He seems like a walking definition of a narcissistic person. Apparently he's also ignored the successes of Karen Pryor, Bob Bailey, Sue Alisby, etc...I'd like to see Pittison have any success with a chicken, elephant, dolphin, cat, etc.


----------



## Inga (Jun 16, 2007)

I have been training Rottweiler's for over 33 years now using treats. Most of them came from bad situations and had I used his barbaric methods, I would definitely created a hazardous dog to have in public. Instead with the use of treats, love, redirection and fair corrections, those dogs went on to live happy lives. NONE of my "dangerous breed" dogs became aggressive from the use of treat training. NONE of them tried to dominate me or take over the world. 

Good luck with your e-mail Miss Mutt. You should post it on some of his videos as well. At least maybe a few people would see it before he deleted it from all his videos.



> I'd like to see Pittison have any success with a chicken, elephant, dolphin, cat, etc


Maybe it is only dogs that are trying to take over the world through dominance. Muaaahhaaaa!


----------



## Cracker (May 25, 2009)

Most of his videos are not set up to take comments....he's a chicken dressed up like a wolf.
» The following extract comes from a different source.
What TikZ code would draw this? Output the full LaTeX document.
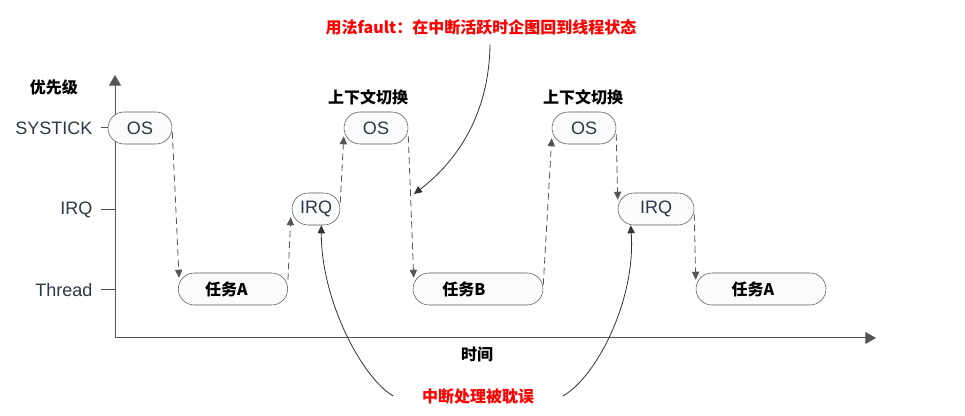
\documentclass[tikz,border=0pt]{standalone}
\usepackage{fontspec}
\setmainfont{Liberation Sans}
\newfontfamily\cjk{Noto Sans CJK SC}
\usetikzlibrary{arrows.meta}
\definecolor{axisgray}{RGB}{85,85,85}
\definecolor{boxfill}{RGB}{250,251,251}
\definecolor{labelink}{RGB}{45,55,70}

\begin{document}
\begin{tikzpicture}[x=0.75pt,y=-0.75pt,
  box/.style={draw=axisgray, fill=boxfill, rounded corners=12pt, minimum height=24pt,
    inner sep=0pt, text=labelink, font=\fontsize{13.5}{16}\selectfont},
  taskbox/.style={box, font=\cjk\bfseries\fontsize{12}{14}\selectfont, text=black},
  ticklabel/.style={anchor=east, text=labelink, font=\fontsize{13.5}{16}\selectfont},
  cjklabel/.style={font=\cjk\bfseries\fontsize{12}{14}\selectfont},
  redlabel/.style={cjklabel, text=red},
  jump/.style={draw=axisgray, dash pattern=on 5pt off 3pt, line width=0.6pt,
    -{Triangle[length=\l, width=\w]}},
  blame/.style={draw=black!80, line width=0.6pt, -{Triangle[length=\l, width=\w]}}]
\def\l{6pt}
\def\w{5.5pt}
\def\al{8pt}
\def\aw{9pt}
\useasboundingbox (0,0) rectangle (965,416);

% axes
\coordinate (o) at (115,338);
\coordinate (ytop) at (115,75);
\coordinate (xend) at (876,338);
\draw [axisgray, line width=0.75pt, -{Triangle[length=\al, width=\aw]}](o) -- (ytop);
\draw [axisgray, line width=0.75pt, -{Triangle[length=\al, width=\aw]}](o) -- (xend);
\node [cjklabel, name=prio] at (54,87) {优先级};
\node [cjklabel, name=time] at (477,354) {时间};

% priority levels
\foreach \lvl/\y/\txt in {sys/128/SYSTICK, irq/210/IRQ, thr/290/Thread}{
  \coordinate (t\lvl) at (101,\y);
  \coordinate (a\lvl) at (115,\y);
  \draw [axisgray, line width=0.75pt](t\lvl) -- (a\lvl);
  \node [ticklabel, name=l\lvl] at (97,\y) {\txt};
}

% run boxes
\node [box, minimum width=48pt, name=os1]      at (140,128) {OS};
\node [taskbox, minimum width=82pt, name=taskA]  at (233,289) {任务A\hspace*{10pt}};
\node [box, minimum width=36pt, name=irq1]     at (316,209) {IRQ};
\node [box, minimum width=48pt, name=os2]      at (376,128) {OS};
\node [taskbox, minimum width=97.5pt, name=taskB] at (478,289) {任务B\hspace*{21pt}};
\node [box, minimum width=48pt, name=os3]      at (584,128) {OS};
\node [box, minimum width=57pt, name=irq2]     at (656,209) {IRQ};
\node [taskbox, minimum width=97.5pt, name=taskC] at (761,289) {任务A\hspace*{12pt}};

\node [cjklabel, name=sw1] at (368,97) {上下文切换};
\node [cjklabel, name=sw2] at (583,97) {上下文切换};

% switches
\draw [jump]([shift={(0,4)}]os1.east) -- ([shift={(1,5)}]taskA.north west);
\draw [jump]([shift={(0,-9)}]taskA.east) -- ([shift={(-1,-8)}]irq1.south west);
\draw [jump]([shift={(0,-6)}]irq1.east) -- ([shift={(0,-8)}]os2.south west);
\draw [jump]([shift={(0,8)}]os2.east) -- ([shift={(1,5)}]taskB.north west);
\draw [jump]([shift={(0,-4)}]taskB.east) -- ([shift={(0,-6)}]os3.south west);
\draw [jump]([shift={(0,6)}]os3.east) -- ([shift={(0,7)}]irq2.north west);
\draw [jump]([shift={(0,5)}]irq2.east) -- ([shift={(0,7)}]taskC.north west);

% notes
\node [redlabel, name=fault] at (481,27) {用法fault：在中断活跃时企图回到线程状态};
\node [redlabel, name=delay] at (478,396) {中断处理被耽误};
\coordinate (hit) at (414,194);
\draw [blame]([shift={(9,5)}]fault.south) .. controls (489,120) and (452,165) .. (hit);
\draw [blame]([xshift=-18]delay.west) .. controls (362,378) and (321,300) .. ([xshift=4]irq1.south);
\draw [blame]([xshift=18]delay.east) .. controls (596,378) and (636,300) .. ([xshift=-19]irq2.south);
\end{tikzpicture}
\end{document}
This is why it's so hard to find videos and stuff from him anymore, so many people flooded them with vitriol he shut it down.
Takes a brave man to cut off all criticism like that, doncha think?
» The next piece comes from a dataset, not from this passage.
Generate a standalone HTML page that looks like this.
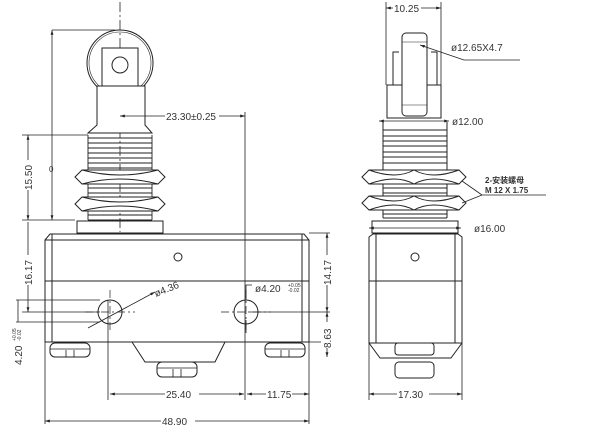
<!DOCTYPE html>
<html><head><style>body{margin:0;background:#fff}svg{display:block}text{font-family:"Liberation Sans","Noto Sans CJK SC",sans-serif;fill:#333}</style></head><body>
<svg width="600" height="433" viewBox="0 0 600 433" xmlns="http://www.w3.org/2000/svg" stroke="#222" fill="none" stroke-width="1">
<defs><marker id="a" viewBox="0 0 10 10" refX="10" refY="5" markerWidth="6" markerHeight="6" orient="auto-start-reverse"><path d="M0,2L10,5L0,8z" fill="#222" stroke="none"/></marker></defs>
<!-- LEFT VIEW -->
<line x1="120" y1="2" x2="120" y2="232" stroke-dasharray="10,3,2,3" stroke-width="0.8"/>
<circle cx="120" cy="63" r="33"/><circle cx="120" cy="63" r="31" stroke-width="0.6"/>
<rect x="102" y="48" width="36" height="38" fill="#fff"/>
<circle cx="120" cy="65" r="8"/>
<path d="M97,86H145V125L152,133H88L97,125Z" fill="#fff"/>
<g stroke-width="0.9">
<path d="M88,135V220M152,135V220"/>
<path d="M88,138H152M88,143H152M88,148H152M88,153H152M88,158H152M88,163H152M88,168H152M88,188H152M88,193H152M88,215H152M88,220H152"/>
</g>
<path d="M75,177L82,170H158L165,177L158,184H82Z" fill="#fff"/><path d="M82,170Q120,180 158,170M82,184Q120,174 158,184"/>
<path d="M75,204L82,197H158L165,204L158,211H82Z" fill="#fff"/><path d="M82,197Q120,207 158,197M82,211Q120,201 158,211"/>
<rect x="77" y="221" width="86" height="12"/>
<path d="M45,240L50,234H304L309,240V342H45Z" fill="#fff"/>
<path d="M52,234V342M302,234V342M45,240H309M45,281H309"/>
<circle cx="178" cy="257" r="4"/>
<circle cx="110" cy="312" r="12"/><circle cx="246" cy="312" r="12"/>
<path d="M85,312H135M110,290V332M221,312H271M246,290V330" stroke-dasharray="8,3,2,3" stroke-width="0.7"/>
<path d="M132,342L145,362H215L225,342"/>
<g fill="#fff"><rect x="50" y="343" width="40" height="14" rx="5"/><rect x="157" y="362" width="40" height="15" rx="5"/><rect x="265" y="343" width="40" height="14" rx="5"/></g>
<path d="M66,350V357M74,350V357M173,369V377M181,369V377M281,350V357M289,350V357M50,349H90M157,368H197M265,349H305" stroke-width="0.8"/>
<!-- dims left -->
<g stroke-width="0.8">
<path d="M52,30H115M52,220H75M22,135H88M22,220H75"/>
<line x1="52" y1="30" x2="52" y2="220" marker-start="url(#a)" marker-end="url(#a)"/>
<line x1="28" y1="135" x2="28" y2="220" marker-start="url(#a)" marker-end="url(#a)"/>
<line x1="28" y1="222" x2="28" y2="312" marker-end="url(#a)"/>
<path d="M22,312H100M16,300H100M16,322H100"/>
<line x1="18" y1="300" x2="18" y2="322"/>
<line x1="120" y1="116" x2="245" y2="116" marker-start="url(#a)" marker-end="url(#a)"/>
<path d="M245,112V400M108,300V400M309,342V424M45,342V424M225,342H330M250,312H330M309,233H330"/>
<line x1="327" y1="233" x2="327" y2="312" marker-start="url(#a)" marker-end="url(#a)"/>
<line x1="327" y1="312" x2="327" y2="357" marker-start="url(#a)" marker-end="url(#a)"/>
<line x1="110" y1="394" x2="244" y2="394" marker-start="url(#a)" marker-end="url(#a)"/>
<line x1="247" y1="394" x2="309" y2="394" marker-start="url(#a)" marker-end="url(#a)"/>
<line x1="45" y1="421" x2="309" y2="421" marker-start="url(#a)" marker-end="url(#a)"/>
<line x1="88" y1="328" x2="155" y2="292" marker-end="url(#a)"/>
<path d="M246,320L246,333M246,300V285H252"/>
</g>
<g font-size="10" stroke="none">
<rect x="165" y="110" width="54" height="12" fill="#fff"/><text x="166" y="120">23.30±0.25</text>
<text x="156" y="297" transform="rotate(-22 156 297)">ø4.36</text>
<text x="255" y="292">ø4.20</text><text x="288" y="287" font-size="5">+0.05</text><text x="288" y="292" font-size="5">-0.02</text>
<rect x="165" y="389" width="34" height="12" fill="#fff"/><text x="166" y="398">25.40</text>
<rect x="266" y="389" width="26" height="12" fill="#fff"/><text x="267" y="398">11.75</text>
<rect x="161" y="415" width="34" height="12" fill="#fff"/><text x="162" y="425">48.90</text>
<g fill="#fff"><rect x="22" y="160" width="12" height="30"/><rect x="22" y="255" width="12" height="30"/><rect x="321" y="255" width="12" height="30"/><rect x="321" y="322" width="12" height="26"/></g>
<text transform="translate(32,190) rotate(-90)">15.50</text>
<text transform="translate(32,285) rotate(-90)">16.17</text>
<text transform="translate(331,285) rotate(-90)">14.17</text>
<text transform="translate(331,348) rotate(-90)">8.63</text>
<text transform="translate(22,365) rotate(-90)">4.20</text><text transform="translate(16,341) rotate(-90)" font-size="5">+0.05</text><text transform="translate(21,341) rotate(-90)" font-size="5">-0.02</text>
<text x="49" y="172" font-size="8">0</text>
</g>
<!-- RIGHT VIEW -->
<path d="M399,52H393V85H437V52H431" />
<path d="M387,85H441V118H387Z" fill="#fff"/>
<rect x="402" y="33" width="25" height="83" rx="4" fill="#fff"/><path d="M402,42H427M402,105H427" stroke-width="0.6"/>
<path d="M383,122V218M447,122V218"/>
<path d="M383,130H447M383,136H447M383,141H447M383,146H447M383,152H447M383,157H447M383,163H447M383,188H447M383,193H447M383,214H447M383,218H447" stroke-width="0.9"/>
<path d="M362,177L369,170H459L466,177L459,184H369Z" fill="#fff"/><path d="M369,170Q396,180 414,170Q432,180 459,170M369,184Q396,174 414,184Q432,174 459,184"/>
<path d="M362,203L369,196H459L466,203L459,210H369Z" fill="#fff"/><path d="M369,196Q396,206 414,196Q432,206 459,196M369,210Q396,200 414,210Q432,200 459,210"/>
<rect x="372" y="221" width="86" height="12"/>
<path d="M369,237L373,234H458L462,237V343H369Z" fill="#fff"/>
<path d="M376,234V343M455,234V343M369,281H462"/>
<circle cx="415" cy="257" r="4"/>
<path d="M369,343L380,358H451L462,343"/>
<rect x="395" y="343" width="39" height="12" rx="3" fill="#fff"/><rect x="395" y="362" width="39" height="16" rx="4" fill="#fff"/>
<g stroke-width="0.8">
<path d="M386,2V85M441,2V85M369,343V400M462,343V400M464,60H520"/>
<line x1="386" y1="8" x2="441" y2="8" marker-start="url(#a)" marker-end="url(#a)"/>
<line x1="464" y1="60" x2="420" y2="45" marker-end="url(#a)"/>
<line x1="379" y1="121" x2="449" y2="121" marker-start="url(#a)" marker-end="url(#a)"/>
<line x1="369" y1="228" x2="461" y2="228" marker-start="url(#a)" marker-end="url(#a)"/>
<line x1="369" y1="394" x2="462" y2="394" marker-start="url(#a)" marker-end="url(#a)"/>
<path d="M482,195H546M482,195L462,181M482,195L462,203"/>
</g>
<g font-size="10" stroke="none">
<rect x="393" y="3" width="28" height="11" fill="#fff"/><text x="394" y="12">10.25</text>
<text x="451" y="51">ø12.65X4.7</text>
<text x="452" y="125">ø12.00</text>
<text x="474" y="232">ø16.00</text>
<rect x="397" y="388" width="32" height="12" fill="#fff"/><text x="398" y="398">17.30</text>
<text x="485" y="183" font-size="8" font-weight="bold">2-安装螺母</text>
<text x="485" y="193" font-size="8" font-weight="bold">M 12 X 1.75</text>
</g>
</svg>
</body></html>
I dream of meeting this guy someday, it would give me pleasure to cut him down to size in person.


----------



## MissMutt (Aug 8, 2008)

I'm posting it on my blog, Inga... so that maybe one day if MargeBlog is ever famous (lol) someone will google Brad Pattison's name and see it and think twice about using his methods.


----------



## Laurelin (Nov 2, 2006)

Wow that interview is so.... 

He's an idiot. A narcissistic idiot at that.


----------



## Bordermom (Apr 28, 2010)

Does anyone know how to do a facebook page thing? I bet it'd get a LOT of supporters....

I've also noticed he's never really worked with aggressive, big dogs on the show. At most it's out of control but friendly dogs, and the odd little dog that is aggressive (or he makes it aggressive)...

Lana


----------



## Cracker (May 25, 2009)

There was a video up at one time of an outdoor class he was doing, he had a golden retriever type dog on leash and was really overcorrecting him. The owner expressed dismay and he got all up in her face, denigrating her for being upset. I can't find the video now.
Then there is the one where he is showing how to teach "down" using his own dog, it may be on his website. He uses the leash to force the down and then hauls the dog back up by it's collar to a sit...over and over again. They only eventually offer the behaviour out of fear of a being pulled around again. This is why he never starts with off leash behaviours. He also does the umbilical thing with the leash, but not to "keep the hands off " the dog, but to wrap the dog around trees, furniture etc until the dog learns to avoid being slammed at the end. I wonder how many of his dogs have collapsed tracheas or cervical spine issues due to this sort of force being applied as a form of training (meaning REPEATEDLY as opposed to accidental).


----------



## Xeph (May 7, 2007)

> It appears it is unaminous he is truly a jerk.


Yeahhh....

While I'm not a Cesar fan in terms of training methods, the man at the very least truly cares about and wants to help dogs. He's very charismatic and appeals to owners on that level.

Pattinson is just pathetic.


----------



## infiniti (Mar 19, 2010)

Chikyuu said:


> Ready for some more BS?
> 
> http://www.youtube.com/watch?v=REplMY-sZaA&feature=related


So, this female DJ is the "rare" exception to the rule since her dog doesn't need a treat every time to obey commands and hasn't gained weight and hasn't become food aggressive and doesn't beg?

MY dog isn't overweight, food aggressive, doesn't need a treat to obey her commands (she does need little distraction, though ), and she doesn't beg.

WTF???

This guy is a complete moron and a total jerk and is totally oblivious to the entire training world at large!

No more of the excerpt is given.